# Challenge
In the following material, identify every line holding the string "React" and return it.

-- Start --

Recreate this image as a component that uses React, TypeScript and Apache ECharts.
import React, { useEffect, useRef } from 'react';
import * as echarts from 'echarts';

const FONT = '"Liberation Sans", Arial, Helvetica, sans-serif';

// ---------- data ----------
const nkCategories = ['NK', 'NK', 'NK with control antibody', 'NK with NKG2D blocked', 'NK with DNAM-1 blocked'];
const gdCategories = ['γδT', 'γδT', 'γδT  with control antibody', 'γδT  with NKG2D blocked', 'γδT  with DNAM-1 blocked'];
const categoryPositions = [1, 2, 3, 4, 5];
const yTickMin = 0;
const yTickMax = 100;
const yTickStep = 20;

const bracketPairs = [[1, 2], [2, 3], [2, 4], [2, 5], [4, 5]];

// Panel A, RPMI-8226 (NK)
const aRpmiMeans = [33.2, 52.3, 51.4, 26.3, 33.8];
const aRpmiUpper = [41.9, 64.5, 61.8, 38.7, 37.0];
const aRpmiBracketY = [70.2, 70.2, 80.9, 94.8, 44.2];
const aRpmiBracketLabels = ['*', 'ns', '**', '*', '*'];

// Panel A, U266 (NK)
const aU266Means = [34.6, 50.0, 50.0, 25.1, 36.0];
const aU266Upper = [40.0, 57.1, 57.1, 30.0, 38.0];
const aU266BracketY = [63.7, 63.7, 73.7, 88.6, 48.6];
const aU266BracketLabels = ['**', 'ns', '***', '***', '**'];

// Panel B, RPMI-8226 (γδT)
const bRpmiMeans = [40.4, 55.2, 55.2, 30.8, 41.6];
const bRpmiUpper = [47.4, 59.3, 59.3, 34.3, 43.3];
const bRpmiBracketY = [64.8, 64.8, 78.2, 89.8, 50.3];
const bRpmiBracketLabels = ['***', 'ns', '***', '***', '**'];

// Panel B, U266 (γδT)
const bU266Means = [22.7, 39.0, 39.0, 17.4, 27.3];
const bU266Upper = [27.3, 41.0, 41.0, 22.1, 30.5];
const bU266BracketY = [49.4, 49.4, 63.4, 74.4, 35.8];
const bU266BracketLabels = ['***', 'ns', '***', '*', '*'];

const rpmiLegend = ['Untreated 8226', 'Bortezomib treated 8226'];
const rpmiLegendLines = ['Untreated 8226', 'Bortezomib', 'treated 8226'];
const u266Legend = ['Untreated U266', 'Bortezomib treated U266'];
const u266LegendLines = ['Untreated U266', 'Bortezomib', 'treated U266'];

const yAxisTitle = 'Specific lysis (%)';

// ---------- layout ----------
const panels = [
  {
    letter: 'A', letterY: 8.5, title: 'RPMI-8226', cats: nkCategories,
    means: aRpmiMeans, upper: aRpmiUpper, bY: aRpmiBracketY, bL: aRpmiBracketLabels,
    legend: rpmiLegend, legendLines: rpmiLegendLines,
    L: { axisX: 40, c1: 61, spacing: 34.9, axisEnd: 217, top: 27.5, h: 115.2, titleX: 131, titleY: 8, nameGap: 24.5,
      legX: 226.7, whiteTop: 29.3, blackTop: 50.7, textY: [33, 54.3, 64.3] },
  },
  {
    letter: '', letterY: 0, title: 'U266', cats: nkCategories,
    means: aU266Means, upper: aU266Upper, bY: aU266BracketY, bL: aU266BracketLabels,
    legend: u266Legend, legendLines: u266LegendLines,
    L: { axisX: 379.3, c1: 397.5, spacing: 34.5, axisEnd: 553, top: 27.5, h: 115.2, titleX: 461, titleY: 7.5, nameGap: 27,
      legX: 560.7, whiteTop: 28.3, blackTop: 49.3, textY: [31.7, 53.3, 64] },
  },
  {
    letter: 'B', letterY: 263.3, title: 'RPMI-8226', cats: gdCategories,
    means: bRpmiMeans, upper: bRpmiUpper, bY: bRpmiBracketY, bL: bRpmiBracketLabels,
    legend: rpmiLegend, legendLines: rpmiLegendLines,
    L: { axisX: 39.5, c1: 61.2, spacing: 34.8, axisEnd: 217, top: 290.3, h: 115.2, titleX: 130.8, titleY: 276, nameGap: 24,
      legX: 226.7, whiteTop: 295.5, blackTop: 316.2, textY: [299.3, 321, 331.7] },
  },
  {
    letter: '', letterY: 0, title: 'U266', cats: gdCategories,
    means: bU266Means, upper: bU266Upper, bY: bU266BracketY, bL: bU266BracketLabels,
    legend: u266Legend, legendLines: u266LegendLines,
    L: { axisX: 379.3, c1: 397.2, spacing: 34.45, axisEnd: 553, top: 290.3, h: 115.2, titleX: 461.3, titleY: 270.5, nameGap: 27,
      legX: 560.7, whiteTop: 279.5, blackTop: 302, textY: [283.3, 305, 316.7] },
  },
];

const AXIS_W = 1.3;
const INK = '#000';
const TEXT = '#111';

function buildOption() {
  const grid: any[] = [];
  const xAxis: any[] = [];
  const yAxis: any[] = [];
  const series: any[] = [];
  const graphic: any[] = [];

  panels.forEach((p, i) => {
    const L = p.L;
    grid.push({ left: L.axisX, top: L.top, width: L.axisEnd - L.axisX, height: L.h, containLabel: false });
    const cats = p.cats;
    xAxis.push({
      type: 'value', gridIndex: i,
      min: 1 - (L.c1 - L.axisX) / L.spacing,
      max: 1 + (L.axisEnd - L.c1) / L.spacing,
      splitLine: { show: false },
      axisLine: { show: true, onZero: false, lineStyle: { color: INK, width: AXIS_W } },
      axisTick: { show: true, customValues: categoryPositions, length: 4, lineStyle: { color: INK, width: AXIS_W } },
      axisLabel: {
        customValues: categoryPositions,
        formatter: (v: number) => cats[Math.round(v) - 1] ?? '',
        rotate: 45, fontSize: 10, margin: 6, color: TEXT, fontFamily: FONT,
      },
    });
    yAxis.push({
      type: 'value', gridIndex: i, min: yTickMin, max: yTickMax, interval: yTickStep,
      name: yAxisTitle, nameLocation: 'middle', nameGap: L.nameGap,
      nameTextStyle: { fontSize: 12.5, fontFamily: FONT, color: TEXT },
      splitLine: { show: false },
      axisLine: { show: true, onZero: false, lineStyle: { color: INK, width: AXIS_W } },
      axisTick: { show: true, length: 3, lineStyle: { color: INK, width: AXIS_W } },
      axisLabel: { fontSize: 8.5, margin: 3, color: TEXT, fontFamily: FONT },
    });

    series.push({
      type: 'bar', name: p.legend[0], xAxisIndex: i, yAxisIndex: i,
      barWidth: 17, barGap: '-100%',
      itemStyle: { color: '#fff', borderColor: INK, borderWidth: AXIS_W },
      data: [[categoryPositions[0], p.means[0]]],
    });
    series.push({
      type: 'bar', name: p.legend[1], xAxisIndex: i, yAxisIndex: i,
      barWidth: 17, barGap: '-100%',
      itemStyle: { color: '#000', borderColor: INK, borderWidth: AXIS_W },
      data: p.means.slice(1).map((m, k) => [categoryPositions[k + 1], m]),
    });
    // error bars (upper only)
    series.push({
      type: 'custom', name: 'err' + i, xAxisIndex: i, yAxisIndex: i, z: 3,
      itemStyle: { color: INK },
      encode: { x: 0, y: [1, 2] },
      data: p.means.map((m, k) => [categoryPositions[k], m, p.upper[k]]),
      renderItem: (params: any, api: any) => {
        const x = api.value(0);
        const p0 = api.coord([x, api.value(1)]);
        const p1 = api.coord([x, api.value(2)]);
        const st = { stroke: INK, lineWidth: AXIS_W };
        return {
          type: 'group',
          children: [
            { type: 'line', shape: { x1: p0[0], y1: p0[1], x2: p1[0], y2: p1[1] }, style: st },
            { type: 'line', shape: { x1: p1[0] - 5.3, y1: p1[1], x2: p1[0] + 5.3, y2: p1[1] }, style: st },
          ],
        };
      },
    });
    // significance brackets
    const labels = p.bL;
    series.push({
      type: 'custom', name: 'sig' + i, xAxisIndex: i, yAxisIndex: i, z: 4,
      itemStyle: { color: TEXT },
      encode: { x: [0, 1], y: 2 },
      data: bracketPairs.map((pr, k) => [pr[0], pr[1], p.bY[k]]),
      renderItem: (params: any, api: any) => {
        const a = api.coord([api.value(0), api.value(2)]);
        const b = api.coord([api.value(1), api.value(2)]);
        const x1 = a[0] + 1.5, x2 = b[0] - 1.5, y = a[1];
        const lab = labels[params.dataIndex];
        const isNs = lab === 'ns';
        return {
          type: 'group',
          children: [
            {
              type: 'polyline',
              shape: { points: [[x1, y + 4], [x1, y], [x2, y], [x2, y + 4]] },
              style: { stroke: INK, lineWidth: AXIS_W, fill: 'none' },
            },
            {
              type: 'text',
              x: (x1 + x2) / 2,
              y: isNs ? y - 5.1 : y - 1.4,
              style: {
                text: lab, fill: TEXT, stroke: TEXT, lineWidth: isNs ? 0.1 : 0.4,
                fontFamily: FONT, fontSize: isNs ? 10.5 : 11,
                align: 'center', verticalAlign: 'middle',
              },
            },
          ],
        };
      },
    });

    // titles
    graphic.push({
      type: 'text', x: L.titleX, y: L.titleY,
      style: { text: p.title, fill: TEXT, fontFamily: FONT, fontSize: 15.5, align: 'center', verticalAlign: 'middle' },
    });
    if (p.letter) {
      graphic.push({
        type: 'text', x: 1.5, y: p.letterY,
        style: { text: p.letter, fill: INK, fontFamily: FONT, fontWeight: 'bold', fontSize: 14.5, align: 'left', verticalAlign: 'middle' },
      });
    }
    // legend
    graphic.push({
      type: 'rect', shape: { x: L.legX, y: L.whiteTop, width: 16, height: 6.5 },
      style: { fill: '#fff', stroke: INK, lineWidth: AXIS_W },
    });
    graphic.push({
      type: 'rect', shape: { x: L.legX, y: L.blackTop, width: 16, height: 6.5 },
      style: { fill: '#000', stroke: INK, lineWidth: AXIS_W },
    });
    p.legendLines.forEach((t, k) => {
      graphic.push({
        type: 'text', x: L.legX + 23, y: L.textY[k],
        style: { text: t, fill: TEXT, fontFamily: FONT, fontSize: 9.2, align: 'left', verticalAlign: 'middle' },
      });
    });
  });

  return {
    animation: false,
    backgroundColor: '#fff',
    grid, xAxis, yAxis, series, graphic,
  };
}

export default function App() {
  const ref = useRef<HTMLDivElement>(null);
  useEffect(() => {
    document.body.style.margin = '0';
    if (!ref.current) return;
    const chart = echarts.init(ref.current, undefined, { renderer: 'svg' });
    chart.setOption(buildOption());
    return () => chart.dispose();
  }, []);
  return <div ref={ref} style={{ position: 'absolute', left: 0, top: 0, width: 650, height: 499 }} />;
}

-- End --

# The response
Recreate this image as a component that uses React, TypeScript and Apache ECharts.
import React, { useEffect, useRef } from 'react';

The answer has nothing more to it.